I am currently trying to get custom keras layers to work, you can see a simplified version here:

class MyLayer(Layer):

    def __init__(self, **kwargs):
        super(MyLayer, self).__init__(**kwargs)

    def build(self, input_shape):
        print("input_shape: "+str(input_shape))
        self.kernel = self.add_weight(name='kernel',
                                      shape=(input_shape[1], self.output_dim),
                                      initializer='uniform',
                                      trainable=True)
        super(MyLayer, self).build(input_shape)

    def call(self, x):
        print("input tensor: "+str(x))
        return K.dot(x, self.kernel)


inputs = Input(shape=(3,3), dtype='float', name='inputs')
results = MyLayer(input_shape=(3,3))(inputs)

The resulting console output is this:

input_shape: (None, 3, 3)
input tensor: Tensor("inputs:0", shape=(?, 3, 3), dtype=float32)

As you can see, the input_shape that the layer gets is not (3,3) as I specified but actually (None,3,3). Why is that? The shape of the input tensor is also shaped ( ?, 3,3) which I thought to be a consequence of the weird input_shape ( None, 3,3). But the input tensor also has this shape with a third dimension if you replace super(MyLayer, self).build(input_shape) with super(MyLayer, self).build((3,3)).
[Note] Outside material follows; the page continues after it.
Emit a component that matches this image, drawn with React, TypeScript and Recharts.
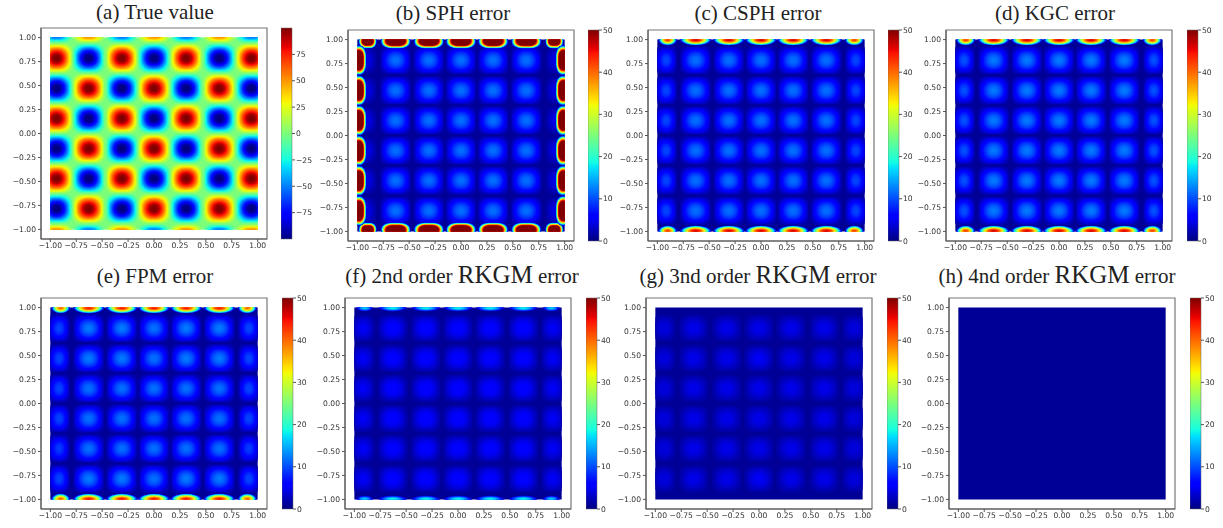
import React from "react";
import {
  ScatterChart,
  Scatter,
  XAxis,
  YAxis,
  ReferenceArea,
  BarChart,
  Bar,
} from "recharts";

// blob centres
const columnCentres = [-0.94, -0.63, -0.31, 0, 0.31, 0.63, 0.94];
const errorColumns = [-0.915, -0.63, -0.31, 0, 0.31, 0.63, 0.915];
const rowCentres = [0.785, 0.47, 0.157, -0.157, -0.47, -0.785];
const edgeColumns = [-0.9, -0.63, -0.31, 0, 0.31, 0.63, 0.9];
const outsideRows = [1.1, -1.1];

const axisTicks = [-1, -0.75, -0.5, -0.25, 0, 0.25, 0.5, 0.75, 1];
const trueTicks = [-75, -50, -25, 0, 25, 50, 75];
const errorTicks = [0, 10, 20, 30, 40, 50];

const truePeaks = [
  [-106, 106, -106, 106, -106, 106, -106],
  [106, -106, 106, -106, 106, -106, 106],
  [-106, 106, -106, 106, -106, 106, -106],
  [106, -106, 106, -106, 106, -106, 106],
  [-106, 106, -106, 106, -106, 106, -106],
  [106, -106, 106, -106, 106, -106, 106],
  [-106, 106, -106, 106, -106, 106, -106],
  [106, -106, 106, -106, 106, -106, 106],
];
const sphPeaks = [
  [5, 12, 12, 12, 12, 12, 5],
  [5, 12, 12, 12, 12, 12, 5],
  [5, 12, 12, 12, 12, 12, 5],
  [5, 12, 12, 12, 12, 12, 5],
  [5, 12, 12, 12, 12, 12, 5],
  [5, 12, 12, 12, 12, 12, 5],
];
const csphPeaks = [
  [10, 12, 12, 12, 12, 12, 10],
  [10, 12, 12, 12, 12, 12, 10],
  [10, 12, 12, 12, 12, 12, 10],
  [10, 12, 12, 12, 12, 12, 10],
  [10, 12, 12, 12, 12, 12, 10],
  [10, 12, 12, 12, 12, 12, 10],
];
const kgcPeaks = [
  [10.5, 12.5, 12.5, 12.5, 12.5, 12.5, 10.5],
  [10.5, 12.5, 12.5, 12.5, 12.5, 12.5, 10.5],
  [10.5, 12.5, 12.5, 12.5, 12.5, 12.5, 10.5],
  [10.5, 12.5, 12.5, 12.5, 12.5, 12.5, 10.5],
  [10.5, 12.5, 12.5, 12.5, 12.5, 12.5, 10.5],
  [10.5, 12.5, 12.5, 12.5, 12.5, 12.5, 10.5],
];
const fpmPeaks = [
  [10, 12.5, 12.5, 12, 12.5, 12.5, 10],
  [10, 12.5, 12.5, 12, 12.5, 12.5, 10],
  [10, 12, 12, 12, 12, 12, 10],
  [10, 12, 12, 12, 12, 12, 10],
  [9.5, 12, 12, 12, 12, 12, 9.5],
  [10, 12.5, 12.5, 12, 12.5, 12.5, 10],
];
const rk2Peaks = [
  [5.5, 6.5, 6.5, 6.5, 6.5, 6.5, 5.5],
  [5.5, 6.5, 6.5, 6.5, 6.5, 6.5, 5.5],
  [5.5, 6.5, 6.5, 6.5, 6.5, 6.5, 5.5],
  [5.5, 6.5, 6.5, 6.5, 6.5, 6.5, 5.5],
  [5.5, 6.5, 6.5, 6.5, 6.5, 6.5, 5.5],
  [5.5, 6.5, 6.5, 6.5, 6.5, 6.5, 5.5],
];
const rk3Peaks = [
  [4.5, 5, 5, 5, 5, 5, 4.5],
  [4.5, 5, 5, 5.5, 5, 5, 4.5],
  [4.5, 5, 5, 5, 5, 5, 4.5],
  [4.5, 5, 5, 5, 5, 5, 4.5],
  [4.5, 5, 5, 5, 5, 5, 4.5],
  [4.5, 5, 5, 5.5, 5, 5, 4.5],
];
const rk4Peaks = [
  [1.5, 1.5, 1.5, 1.5, 1.5, 1.5, 1.5],
  [1.5, 1.5, 1.5, 1.5, 1.5, 1.5, 1.5],
  [1.5, 1.5, 1.5, 1.5, 1.5, 1.5, 1.5],
  [1.5, 1.5, 1.5, 1.5, 1.5, 1.5, 1.5],
  [1.5, 1.5, 1.5, 1.5, 1.5, 1.5, 1.5],
  [1.5, 1.5, 1.5, 1.5, 1.5, 1.5, 1.5],
];

// peak error on the boundary
const sphEdge = [80, 86, 86, 86, 86, 86, 80];
const csphEdge = [44, 48, 48, 48, 48, 48, 44];
const kgcEdge = [44, 48, 48, 48, 48, 48, 44];
const fpmEdge = [42, 46, 46, 46, 46, 46, 42];
const rk2Edge = [18, 20, 20, 20, 20, 20, 18];
const sphSide = [86, 86, 86, 86, 86, 86];

const JET_STOPS = [0, 0.11, 0.125, 0.34, 0.35, 0.375, 0.64, 0.65, 0.66, 0.89, 0.91, 1];

const lerp = (t: number, pts: number[][]) => {
  for (let i = 1; i < pts.length; i++) {
    if (t <= pts[i][0]) {
      const [a, va] = pts[i - 1];
      const [b, vb] = pts[i];
      return va + ((t - a) / (b - a)) * (vb - va);
    }
  }
  return pts[pts.length - 1][1];
};

const jet = (t0: number) => {
  const t = Math.max(0, Math.min(1, t0));
  const r = lerp(t, [[0, 0], [0.35, 0], [0.66, 1], [0.89, 1], [1, 0.5]]);
  const g = lerp(t, [[0, 0], [0.125, 0], [0.375, 1], [0.64, 1], [0.91, 0], [1, 0]]);
  const b = lerp(t, [[0, 0.5], [0.11, 1], [0.34, 1], [0.65, 0], [1, 0]]);
  return `rgb(${Math.round(r * 255)},${Math.round(g * 255)},${Math.round(b * 255)})`;
};

const FRAME_W = 226;
const FRAME_H = 211;
const XLIM = 1.09;
const YLIM = 1.1;
const UX = FRAME_W / (2 * XLIM);
const UY = FRAME_H / (2 * YLIM);
const HALF_CELL = 0.157;
const AXIS_W = 40;

const fmt = (v: number) => v.toFixed(2).replace("-", "\u2212");

const clipFor = (id: string, p: any) => {
  const { cx, cy, payload } = p;
  return (
    <clipPath id={id}>
      <rect
        x={cx - (payload.x + 1) * UX}
        y={cy - (1 - payload.y) * UY}
        width={2 * UX}
        height={2 * UY}
      />
    </clipPath>
  );
};

const levels = (base: number, peak: number, step: number) => {
  const out: number[] = [];
  for (let v = base + step; v < peak; v += step) out.push(v);
  return out;
};

// squarish contours of a cos*cos bump
const Blob = (p: any) => {
  const { cx, cy, payload, panelId, base, vmin, vmax, step, outerScale } = p;
  const peak = Math.abs(payload.value);
  const sign = payload.value < 0 ? -1 : 1;
  const id = `${panelId}-b-${payload.x}-${payload.y}`;
  const xs = Math.abs(payload.x) > 0.9 ? outerScale : 1;
  const hx = HALF_CELL * UX * xs;
  const hy = HALF_CELL * UY;
  return (
    <g clipPath={`url(#${id})`}>
      <defs>{clipFor(id, p)}</defs>
      {levels(base, peak, step).map((v) => {
        const f = (v - base) / (peak - base);
        const s = (Math.acos(f) * 2) / Math.PI;
        const d = (Math.SQRT2 * Math.acos(Math.sqrt(f)) * 2) / Math.PI;
        const r = Math.max(0, Math.min(s, (Math.SQRT2 * s - d) / (Math.SQRT2 - 1)));
        return (
          <rect
            key={v}
            x={cx - s * hx}
            y={cy - s * hy}
            width={2 * s * hx}
            height={2 * s * hy}
            rx={r * hx}
            ry={r * hy}
            fill={jet((sign * v - vmin) / (vmax - vmin))}
          />
        );
      })}
    </g>
  );
};

// half bumps hugging the boundary, corner 1 is a plain ellipse
const EdgeBlob = (p: any) => {
  const { cx, cy, payload, panelId, base, vmin, vmax, along, depth, corner } = p;
  const id = `${panelId}-e-${payload.x}-${payload.y}`;
  const horizontal = Math.abs(payload.y) === 1;
  const shrink = horizontal && Math.abs(payload.x) > 0.8 ? 0.6 : 1;
  const rx = horizontal ? along * shrink : depth;
  const ry = horizontal ? depth : along;
  const top = Math.min(payload.value, 52);
  return (
    <g clipPath={`url(#${id})`}>
      <defs>{clipFor(id, p)}</defs>
      {levels(base, top, 2).map((v) => {
        const s = Math.sqrt(1 - (v - base) / (payload.value - base));
        return (
          <rect
            key={v}
            x={cx - rx * s}
            y={cy - ry * s}
            width={2 * rx * s}
            height={2 * ry * s}
            rx={rx * s * corner}
            ry={ry * s * corner}
            fill={jet((v - vmin) / (vmax - vmin))}
          />
        );
      })}
    </g>
  );
};

const gridBlobs = (columns: number[], rows: number[], peaks: number[][]) =>
  rows.flatMap((y, i) => columns.map((x, j) => ({ x, y, value: peaks[i][j] })));

const edgeBlobs = (values: number[]) =>
  [1, -1].flatMap((y) => edgeColumns.map((x, j) => ({ x, y, value: values[j] })));

const sideBlobs = (values: number[]) =>
  [-1, 1].flatMap((x) => rowCentres.map((y, j) => ({ x, y, value: values[j] })));

const axisTick = { fontSize: 7.6, fill: "#333", fontFamily: "DejaVu Sans" };

const Panel = ({ id, left, top, blobs, edges, base, vmin, vmax, step, outerScale, along, depth, corner }: any) => (
  <div style={{ position: "absolute", left: left - AXIS_W, top: top - 5, filter: "blur(0.55px)" }}>
    <ScatterChart
      width={FRAME_W + AXIS_W + 6}
      height={FRAME_H + 27}
      margin={{ top: 5, right: 6, bottom: 0, left: 0 }}
    >
      <XAxis
        type="number"
        dataKey="x"
        domain={[-XLIM, XLIM]}
        allowDataOverflow
        ticks={axisTicks}
        tickFormatter={fmt}
        tick={axisTick}
        tickSize={3}
        tickMargin={1}
        interval={0}
        stroke="#555"
        height={22}
      />
      <YAxis
        type="number"
        dataKey="y"
        domain={[-YLIM, YLIM]}
        allowDataOverflow
        ticks={axisTicks}
        tickFormatter={fmt}
        tick={axisTick}
        tickSize={3}
        tickMargin={2}
        interval={0}
        stroke="#555"
        width={AXIS_W}
      />
      <ReferenceArea x1={-1} x2={1} y1={-1} y2={1} fill={jet((base - vmin) / (vmax - vmin))} fillOpacity={1} stroke="none" />
      <Scatter
        data={blobs}
        isAnimationActive={false}
        shape={(p: any) => (
          <Blob {...p} panelId={id} base={base} vmin={vmin} vmax={vmax} step={step} outerScale={outerScale} />
        )}
      />
      {edges.length > 0 && (
        <Scatter
          data={edges}
          isAnimationActive={false}
          shape={(p: any) => (
            <EdgeBlob {...p} panelId={id} base={base} vmin={vmin} vmax={vmax} along={along} depth={depth} corner={corner} />
          )}
        />
      )}
      <ReferenceArea x1={-XLIM} x2={XLIM} y1={-YLIM} y2={YLIM} fill="none" stroke="#777" strokeWidth={1.2} />
    </ScatterChart>
  </div>
);

const Colorbar = ({ id, left, top, domain, ticks }: any) => (
  <div style={{ position: "absolute", left, top: top - 5, filter: "blur(0.4px)" }}>
    <BarChart
      width={40}
      height={FRAME_H + 10}
      data={[{ name: "cb", range: domain }]}
      margin={{ top: 5, right: 0, bottom: 5, left: 0 }}
      barCategoryGap={0}
    >
      <defs>
        <linearGradient id={id} x1="0" y1="1" x2="0" y2="0">
          {JET_STOPS.map((s) => (
            <stop key={s} offset={s} stopColor={jet(s)} />
          ))}
        </linearGradient>
      </defs>
      <XAxis dataKey="name" hide />
      <YAxis
        type="number"
        orientation="right"
        domain={domain}
        ticks={ticks}
        interval={0}
        tick={{ ...axisTick, textAnchor: "start" }}
        tickFormatter={(v: number) => String(v).replace("-", "\u2212")}
        tickSize={3}
        tickMargin={1}
        axisLine={false}
        stroke="#555"
        width={29}
      />
      <Bar dataKey="range" fill={`url(#${id})`} isAnimationActive={false} stroke="#666" strokeWidth={0.5} />
    </BarChart>
  </div>
);

const Title = ({ cx, y, children }: any) => (
  <div
    style={{
      position: "absolute",
      left: cx - 160,
      top: y,
      width: 320,
      textAlign: "center",
      fontFamily: "Liberation Serif",
      fontSize: 21,
      lineHeight: "24px",
      color: "#222",
      whiteSpace: "nowrap",
    }}
  >
    {children}
  </div>
);

const Big = ({ children }: any) => <span style={{ fontSize: 25 }}>{children}</span>;

const trueBlobs = gridBlobs(columnCentres, [outsideRows[0], ...rowCentres, outsideRows[1]], truePeaks);

const errorPanels = [
  { id: "b", left: 348, top: 30, cb: 588, peaks: sphPeaks, edges: [...edgeBlobs(sphEdge), ...sideBlobs(sphSide)], along: 15, depth: 9, corner: 0.7, outerScale: 0.7 },
  { id: "c", left: 648, top: 30, cb: 888, peaks: csphPeaks, edges: edgeBlobs(csphEdge), along: 16, depth: 6, corner: 1, outerScale: 0.7 },
  { id: "d", left: 946, top: 30, cb: 1187, peaks: kgcPeaks, edges: edgeBlobs(kgcEdge), along: 16, depth: 6, corner: 1, outerScale: 0.7 },
  { id: "e", left: 41, top: 298, cb: 282, peaks: fpmPeaks, edges: edgeBlobs(fpmEdge), along: 16, depth: 6, corner: 1, outerScale: 0.7 },
  { id: "f", left: 345, top: 298, cb: 586, peaks: rk2Peaks, edges: edgeBlobs(rk2Edge), along: 15, depth: 4, corner: 1, outerScale: 0.8 },
  { id: "g", left: 646, top: 298, cb: 887, peaks: rk3Peaks, edges: [], along: 15, depth: 1, corner: 1, outerScale: 0.8 },
  { id: "h", left: 949, top: 298, cb: 1190, peaks: rk4Peaks, edges: [], along: 15, depth: 1, corner: 1, outerScale: 1 },
];

export default function App() {
  return (
    <div style={{ position: "absolute", left: 0, top: 0, width: 1223, height: 528, background: "#fff", overflow: "hidden" }}>
      <Title cx={155} y={0}>(a) True value</Title>
      <Title cx={453} y={1}>(b) SPH error</Title>
      <Title cx={758} y={1}>(c) CSPH error</Title>
      <Title cx={1055} y={1}>(d) KGC error</Title>
      <Title cx={155} y={264}>(e) FPM error</Title>
      <Title cx={462} y={263}>(f) 2nd order <Big>RKGM</Big> error</Title>
      <Title cx={758} y={263}>(g) 3nd order <Big>RKGM</Big> error</Title>
      <Title cx={1057} y={263}>(h) 4nd order <Big>RKGM</Big> error</Title>

      <Panel id="a" left={41} top={28} blobs={trueBlobs} edges={[]} base={0} vmin={-100} vmax={100} step={6} outerScale={1} along={0} depth={0} corner={1} />
      <Colorbar id="cba" left={281} top={28} domain={[-100, 100]} ticks={trueTicks} />

      {errorPanels.map((p) => (
        <React.Fragment key={p.id}>
          <Panel
            id={p.id}
            left={p.left}
            top={p.top}
            blobs={gridBlobs(errorColumns, rowCentres, p.peaks)}
            edges={p.edges}
            base={1}
            vmin={0}
            vmax={50}
            step={0.7}
            outerScale={p.outerScale}
            along={p.along}
            depth={p.depth}
            corner={p.corner}
          />
          <Colorbar id={`cb${p.id}`} left={p.cb} top={p.top} domain={[0, 50]} ticks={errorTicks} />
        </React.Fragment>
      ))}
    </div>
  );
}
What is this mysterious third dimension keras automatically adds and why does it do that?

Solution

It is nothing mysterious, it is the batch dimension, since keras (and most DL frameworks), make computations on batches of data at a time, since this increases parallelism, and it maps directly to batches in Stochastic Gradient Descent.

Your layer needs to support computation on batches, so the batch dimension is always present in input and output data, and it is automatically added by keras to the input_shape.